§ **Entries**:
__________________________________________________
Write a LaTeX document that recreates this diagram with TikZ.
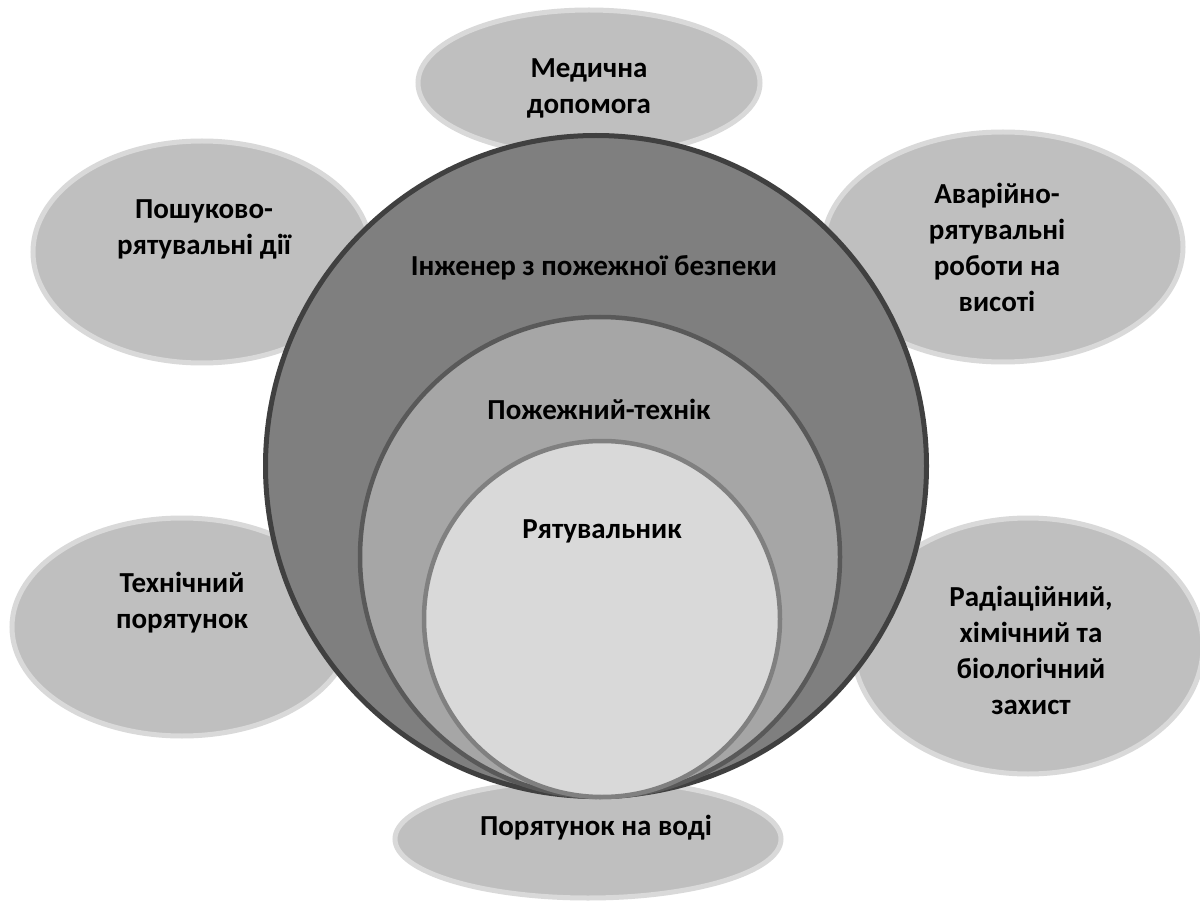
__________________________________________________
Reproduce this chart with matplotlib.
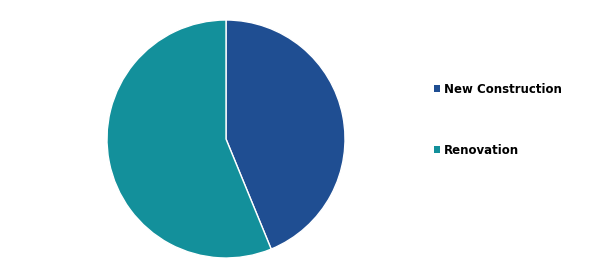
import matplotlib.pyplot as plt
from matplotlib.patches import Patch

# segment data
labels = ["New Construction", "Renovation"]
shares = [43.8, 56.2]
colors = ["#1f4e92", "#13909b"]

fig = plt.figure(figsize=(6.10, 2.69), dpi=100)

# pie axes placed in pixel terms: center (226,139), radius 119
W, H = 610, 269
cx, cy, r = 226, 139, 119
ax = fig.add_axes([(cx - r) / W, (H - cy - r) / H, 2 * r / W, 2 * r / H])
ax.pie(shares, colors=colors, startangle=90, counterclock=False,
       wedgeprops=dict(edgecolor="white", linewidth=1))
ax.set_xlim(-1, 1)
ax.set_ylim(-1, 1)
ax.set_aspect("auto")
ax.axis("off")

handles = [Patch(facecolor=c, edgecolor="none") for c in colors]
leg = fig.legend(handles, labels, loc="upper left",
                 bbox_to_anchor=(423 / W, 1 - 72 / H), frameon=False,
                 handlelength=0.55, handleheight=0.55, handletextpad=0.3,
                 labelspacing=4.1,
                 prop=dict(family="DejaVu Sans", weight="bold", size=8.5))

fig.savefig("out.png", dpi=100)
__________________________________________________
§ **Aim of the task**: Start with the line that includes "Reproduce this chart with matplotlib." and finish with the line that includes "fig = plt.figure(figsize=(6.10, 2.69), dpi=100)": reproduce those lines exactly, nothing before or after, and omit any pictures.

§ **Solution to the problem**:
Reproduce this chart with matplotlib.
import matplotlib.pyplot as plt
from matplotlib.patches import Patch

# segment data
labels = ["New Construction", "Renovation"]
shares = [43.8, 56.2]
colors = ["#1f4e92", "#13909b"]

fig = plt.figure(figsize=(6.10, 2.69), dpi=100)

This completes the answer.